Pooling allows you to increase your sample size sort of, and decrease your sampling variability. more precise.
It is your best guess at what is in the bucket also.
What is ALPHA + POWER = ?
dunno.
not 1 !!!
Difference between:
interpret confidence interval
interpret confidence level
To interpret interval, you say “I’m 98% confident that more donkeys eat muffins now”
To interpret the LEVEL, you say “This process would make intervals that would catch the true % of donkeys that eat muffins now 98% of the time”
Logic behind rejecting a low p value
We are saying the following:
“This statistic was so unlikely to have happened randomly if the null was true, that I actually don’t think this deviation is random. I think the null is wrong, so I am rejecting it. I think things have changed”
When using intervals to do hypothesis tests:
If the null is in your interval, what can you say and why?
Not enough evidence. Fail to reject. The null is still a possibility based on my interval.
When looking at an inteval of differences of two proportions, what do we look for inside?
We look for ZERO.
If ZERO is in the interval, we are saying we think that the difference may also be ZERO, so basically we are saying there is NO SIGNIFICANT DIFFERENCE!”
Why is it called “standard error?” How is it different form “standard deviation?”
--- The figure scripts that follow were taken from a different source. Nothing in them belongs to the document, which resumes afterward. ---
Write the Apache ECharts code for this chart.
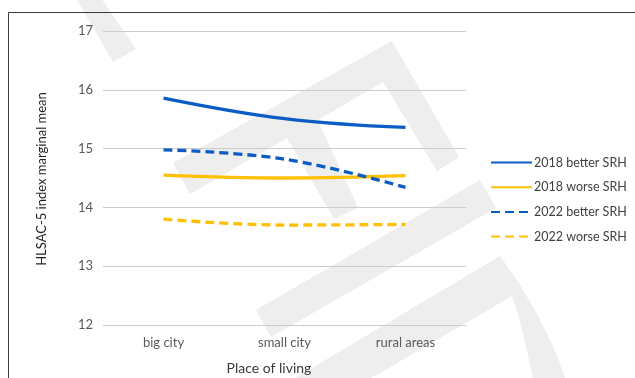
<!DOCTYPE html>
<html>
<head>
<meta charset="utf-8">
<script src="https://cdn.jsdelivr.net/npm/echarts@6/dist/echarts.min.js"></script>
<style>
  html, body { margin: 0; padding: 0; background: #ffffff; }
  #chart { width: 635px; height: 378px; }
</style>
</head>
<body>
<div id="chart"></div>
<script>
// Place of living categories
const categories = ['big city', 'small city', 'rural areas'];

// HLSAC-5 index marginal means
const better2018 = [15.86, 15.51, 15.36];
const worse2018  = [14.55, 14.50, 14.54];
const better2022 = [14.98, 14.82, 14.34];
const worse2022  = [13.80, 13.70, 13.71];

const seriesNames = ['2018 better SRH', '2018 worse SRH', '2022 better SRH', '2022 worse SRH'];
const yTicks = { min: 12, max: 17, step: 1 };

const BLUE = '#0b5cc5';
const GOLD = '#ffc000';
const FONT = 'Lato, "Open Sans", sans-serif';

// light grey background lettering
const WM = '#eeeeee';
const watermark = [
  [[76, -2], [101, -2], [136, 49], [113, 62]],
  [[392, 41], [459, 157], [437, 171], [383, 82], [318, 120], [358, 208],
   [334, 219], [287, 138], [190, 194], [173, 163]],
  [[256, 310], [480, 180], [496, 208], [271, 337]],
  [[292, 380], [500, 256], [519, 283], [537, 314], [553, 346], [566, 380],
   [533, 380], [528, 355], [523, 333], [518, 314], [512, 296], [368, 380]]
];

const chart = echarts.init(document.getElementById('chart'), null, { renderer: 'canvas' });

function lineSeries(name, data, color, dashed) {
  return {
    name: name,
    type: 'line',
    data: data,
    smooth: 0.4,
    symbol: 'none',
    z: 3,
    lineStyle: { color: color, width: 3.3, type: dashed ? [9, 5] : 'solid' },
    itemStyle: { color: color }
  };
}

const graphics = watermark.map(pts => ({
  type: 'polygon',
  z: -10,
  silent: true,
  shape: { points: pts },
  style: { fill: WM }
}));

// chart frame
graphics.push({
  type: 'rect',
  z: 10,
  silent: true,
  shape: { x: 8.5, y: 12.5, width: 640, height: 380 },
  style: { fill: 'none', stroke: '#3c3c3c', lineWidth: 1 }
});

// axis titles
graphics.push({
  type: 'text',
  z: 10,
  x: 42,
  y: 179,
  rotation: Math.PI / 2,
  style: {
    text: 'HLSAC-5 index marginal mean',
    font: '13px ' + FONT,
    fill: '#1f1f1f',
    align: 'center',
    verticalAlign: 'middle'
  }
});
graphics.push({
  type: 'text',
  z: 10,
  x: 269,
  y: 368,
  style: {
    text: 'Place of living',
    font: '14px ' + FONT,
    fill: '#3a3a3a',
    align: 'center',
    verticalAlign: 'middle'
  }
});

const option = {
  backgroundColor: '#ffffff',
  animation: false,
  grid: { left: 103, right: 169, top: 31, bottom: 53, containLabel: false },
  xAxis: {
    type: 'category',
    data: categories,
    boundaryGap: true,
    axisLine: { show: false },
    axisTick: { show: false },
    axisLabel: { color: '#595959', fontFamily: FONT, fontSize: 13, margin: 11 }
  },
  yAxis: {
    type: 'value',
    min: yTicks.min,
    max: yTicks.max,
    interval: yTicks.step,
    axisLine: { show: false },
    axisTick: { show: false },
    axisLabel: { color: '#595959', fontFamily: FONT, fontSize: 13, margin: 10 },
    splitLine: { lineStyle: { color: '#cccccc', width: 1 } }
  },
  legend: {
    orient: 'vertical',
    left: 490,
    top: 156,
    padding: 0,
    itemWidth: 41,
    itemHeight: 14,
    itemGap: 11.7,
    data: seriesNames,
    itemStyle: { opacity: 0 },
    textStyle: { color: '#404040', fontFamily: FONT, fontSize: 12.5, padding: [0, 0, 0, -3] }
  },
  graphic: graphics,
  series: [
    lineSeries(seriesNames[0], better2018, BLUE, false),
    lineSeries(seriesNames[1], worse2018, GOLD, false),
    lineSeries(seriesNames[2], better2022, BLUE, true),
    lineSeries(seriesNames[3], worse2022, GOLD, true)
  ]
};

chart.setOption(option);
</script>
</body>
</html>
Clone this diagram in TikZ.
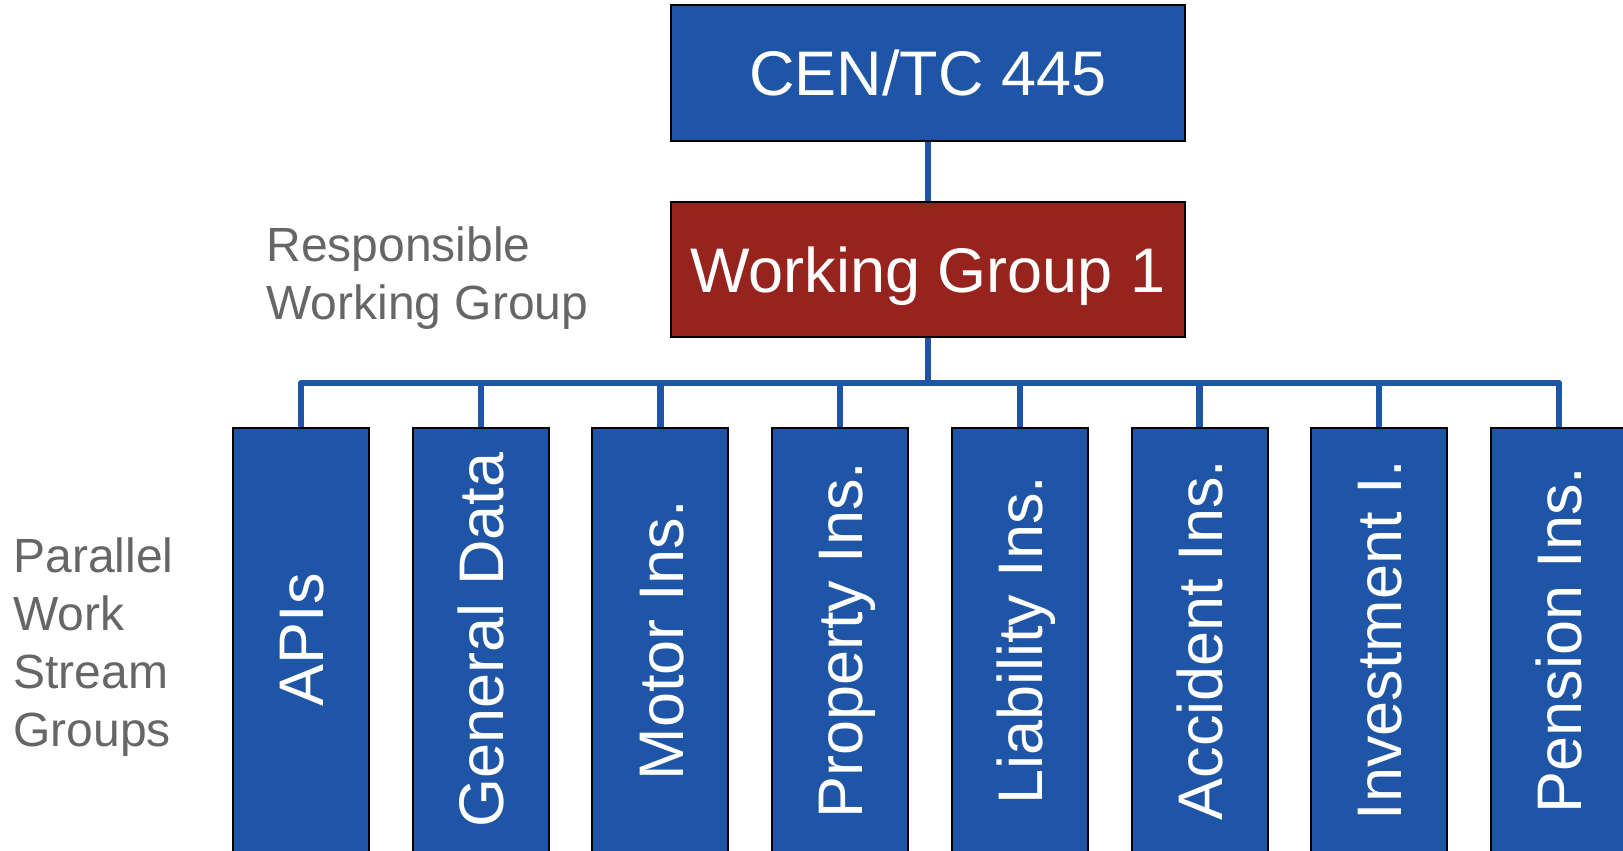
\documentclass[tikz,border=0pt]{standalone}
\usepackage{fontspec}
\setmainfont{Liberation Sans}
\definecolor{tcblue}{RGB}{31,85,166}
\definecolor{wgred}{RGB}{150,35,30}
\definecolor{notegray}{RGB}{102,102,102}
\begin{document}
\begin{tikzpicture}[x=0.5pt,y=-0.5pt,
    box/.style={draw=black,line width=1pt,fill=tcblue,text=white,inner sep=0pt,
      font=\fontsize{31.5pt}{37pt}\selectfont,text height=22.6pt,text depth=0pt},
    link/.style={draw=tcblue,line width=3.2pt,line join=round},
    note/.style={text=notegray,font=\fontsize{24pt}{29pt}\selectfont,align=left,
      anchor=north west,inner sep=0pt}]
    \useasboundingbox (0,0) rectangle (1623,851);

    \node[box,minimum width=257pt,minimum height=68pt] (tc) at (928,73) {CEN/TC 445};
    \node[box,fill=wgred,minimum width=257pt,minimum height=67.5pt] (wg) at (928,269.5) {Working Group 1};
    \coordinate (bus) at (928,383);

    \foreach \wsname [count=\i] in {APIs,General Data,Motor Ins.,Property Ins.,Liability Ins.,Accident Ins.,Investment I.,Pension Ins.}
        \node[box,rotate=90,minimum width=212pt,minimum height=68pt] (ws\i) at ({301+(\i-1)*179.7},640) {\wsname};

    \draw[link] (tc) -- (wg);
    \draw[link] (wg) -- (bus);
    \draw[link] (ws1.east) -- (ws1.east |- bus) -- (ws8.east |- bus) -- (ws8.east);
    \foreach \i in {2,...,7}
        \draw[link] (ws\i.east) -- (ws\i.east |- bus);

    \node[note] (resp) at (266,226) {Responsible\\Working Group};
    \node[note] (para) at (13,537) {Parallel\\Work\\Stream\\Groups};
\end{tikzpicture}
\end{document}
The standard deviation is the typical deviation a data value is from the mean. Like an expected distance to the mean. We are talking about data with standard deviation. The individual data “deviates” from the mean. PILE OF DATA
Standard Error is the typical error a statistic will be from the parameter. Like an expected error from sampling. We are talking about statistics with the standard error. A sample statistic has “error” from the true parameter. PILE OF STATISITCS
When using intervals to do hypothesis tests:
If the null is NOT in your interval, what can you say and why?
You can reject the null.
You are pretty darn sure that it is not an option any more.
Think about it.. You are “95% confident that it is something else!”